Scott Segal: Well, there is a broad problem with reliability and I know there's been a lot of commentary on that point. Look, the NERC, which is the North American Electric Reliability Council, which is essentially the nation's grid operator, recently released a report that talked about just four regulations that are faced by the electric power sector. Two clean air regulations, National Ambient Air Quality Standards and a Maximum Achievable Control Technology standard, a waste standard dealing with coal ash and, of course, a water standard dealing with cooling water intake. Looked at those four together and came to the conclusion that if implemented simultaneously there, particularly at a regional level, would be a substantial threat to electric reliability. That was an under estimation of the effect it we'll really be facing. Why? Because it doesn't count CO2 at all, which remember, January 2 is the date at which CO2 is subject to regulation and a lot of the assessments they made about any reservoir of available electric power right now we think are greatly overestimated. Look, we're in an economic recession, that much is true, but we hope everybody thinks that we will slowly be coming out of that recession. If we're going to slowly be coming out of that recession, we can't count on a reservoir of readily available electricity, hopefully, that would be put to use on the country's growth. So there is no backdrop, no essential backstop to prevent us from having a reliability crisis with new regulations in place.

Monica Trauzzi: But have some utilities just been lax about being proactive to set themselves up in a way that they're ready to deal with these regulations?

Scott Segal: Well, I don't believe that's right, because if you look at the actual spending record and the operations and maintenance records of utilities, what you will see is hundreds of billions of dollars have been spent on environmental compliance obligations as it is. So, it's not as though this is a sector that has looked the other way and the proof is in the pudding. The EPA Clean Air Trends report have time after time again shown continual decreases in criteria air pollution in the United States. That hasn't happened by accident, it's happened because the fleet has been subject to air pollution control at great and substantial cost. So these are companies that have made large investments. I'd stack their record of investment against any other sect.
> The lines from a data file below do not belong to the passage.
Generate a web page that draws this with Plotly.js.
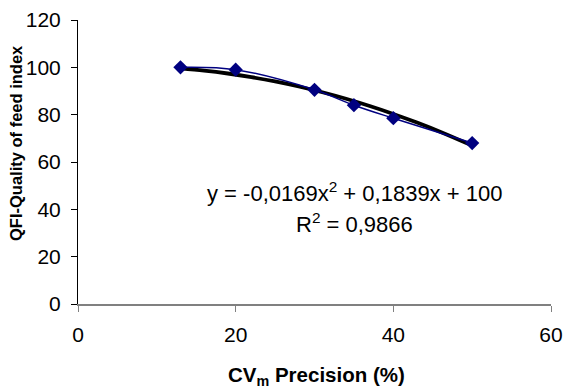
<!DOCTYPE html>
<html>
<head>
<meta charset="utf-8">
<script src="https://cdn.plot.ly/plotly-3.0.1.min.js"></script>
<style>html,body{margin:0;padding:0;background:#fff;}#chart{width:564px;height:390px;}</style>
</head>
<body>
<div id="chart"></div>
<script>
// Data
var cvPrecision = [13, 20, 30, 35, 40, 50];
var qfiValues = [100, 99, 90.5, 84, 78.5, 68];
// Trendline coefficients as printed on the chart
var trendA = -0.0169, trendB = 0.1839, trendC = 100;
var trendX = [13, 16, 19, 22, 25, 28, 31, 34, 37, 40, 43, 46, 50];
var trendY = trendX.map(function (x) { return trendA * x * x + trendB * x + trendC; });
var xTicks = [0, 20, 40, 60];
var yTicks = [0, 20, 40, 60, 80, 100, 120];

var font = "Liberation Sans, Arial, sans-serif";
var data = [
  {x: trendX, y: trendY, type: 'scatter', mode: 'lines', line: {color: '#000000', width: 3.8, shape: 'spline'}, hoverinfo: 'skip'},
  {x: cvPrecision, y: qfiValues, type: 'scatter', mode: 'lines+markers',
   line: {color: '#000080', width: 1.5, shape: 'spline', smoothing: 1},
   marker: {symbol: 'diamond', size: 11, color: '#000080'}}
];
var layout = {
  width: 564, height: 390,
  margin: {l: 78, r: 13, t: 20, b: 86},
  showlegend: false,
  paper_bgcolor: '#fff', plot_bgcolor: '#fff',
  font: {family: font, size: 21, color: '#000'},
  xaxis: {range: [0, 60], tickvals: xTicks, showgrid: false, zeroline: false,
    showline: true, linecolor: '#808080', linewidth: 1.5, ticks: 'outside', ticklen: 6, tickcolor: '#808080',
    tickfont: {size: 21}, ticklabelstandoff: 5},
  yaxis: {range: [0, 120], tickvals: yTicks, showgrid: false, zeroline: false,
    showline: true, linecolor: '#000', linewidth: 1, ticks: 'outside', ticklen: 6, tickcolor: '#000',
    tickfont: {size: 21}, ticklabelstandoff: 6},
  annotations: [
    {text: '<b>CV<sub>m</sub> Precision (%)</b>', xref: 'paper', yref: 'paper', x: 0.505, y: 0, yshift: -72,
     showarrow: false, font: {size: 20.5, family: font}, xanchor: 'center', yanchor: 'middle'},
    {text: '<b>QFI-Quality of feed index</b>', xref: 'paper', yref: 'paper', x: 0, xshift: -62, y: 0.567,
     showarrow: false, textangle: -90, font: {size: 16.5, family: font}, xanchor: 'center', yanchor: 'middle'},
    {text: 'y = -0,0169x<sup>2</sup> + 0,1839x + 100', xref: 'x', yref: 'y', x: 35.05, y: 47.4,
     showarrow: false, font: {size: 22, family: font}, xanchor: 'center', yanchor: 'middle'},
    {text: 'R<sup>2</sup> = 0,9866', xref: 'x', yref: 'y', x: 35.05, y: 34.3,
     showarrow: false, font: {size: 22, family: font}, xanchor: 'center', yanchor: 'middle'}
  ]
};
Plotly.newPlot('chart', data, layout, {staticPlot: true});
</script>
</body>
</html>
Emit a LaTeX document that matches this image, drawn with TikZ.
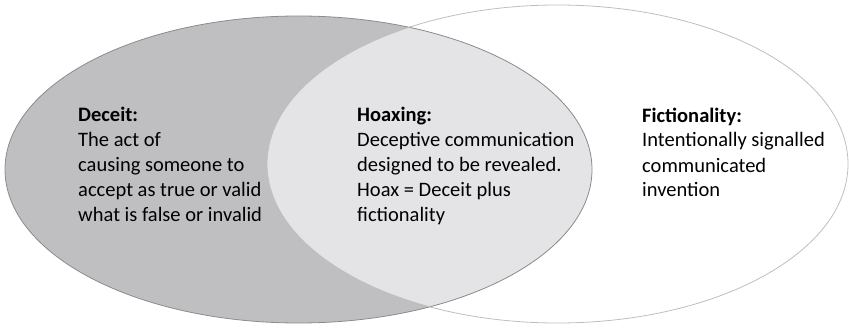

Monica Trauzzi: So what should EPA do?

Scott Segal: Well, EPA should proceed with caution. The yellow light is efficiently on. If I were the Environmental Protection Agency, here's what I would say. If we were to have a true threat to electric reliability in the United States it would be a threat to our economy and a threat to national security. It would be the kind of thing that the president ought to say, you know what, under the authority vested in me under the Clean Air Act, I'm going to say this is an emergency situation. I'm not going to back off from the regulations because those regulations are part of the trust he has under the Clean Air Act. But what I am going to say is I'm going to give a delay of several years in order that the industry can get into compliance, get the technology in place. There is not enough time. If you owned a single utility boiler you might be able to bring it in compliance under the most aggressive implementation schedule that EPA is talking about. But if you own 22 boilers, there's no way. So he ought to think about a reasonable delay that is respectful of what's going on with the economy, respectful of our ability to put more capacity online and what the technology and engineering constraints really are.

Monica Trauzzi: OK, we're going to end it there. Thank you for coming on the show.

Scott Segal: Awesome!

Monica Trauzzi: Good to see you.

Scott Segal: Thank you.

Monica Trauzzi: And thanks for watching. We'll see you back here tomorrow.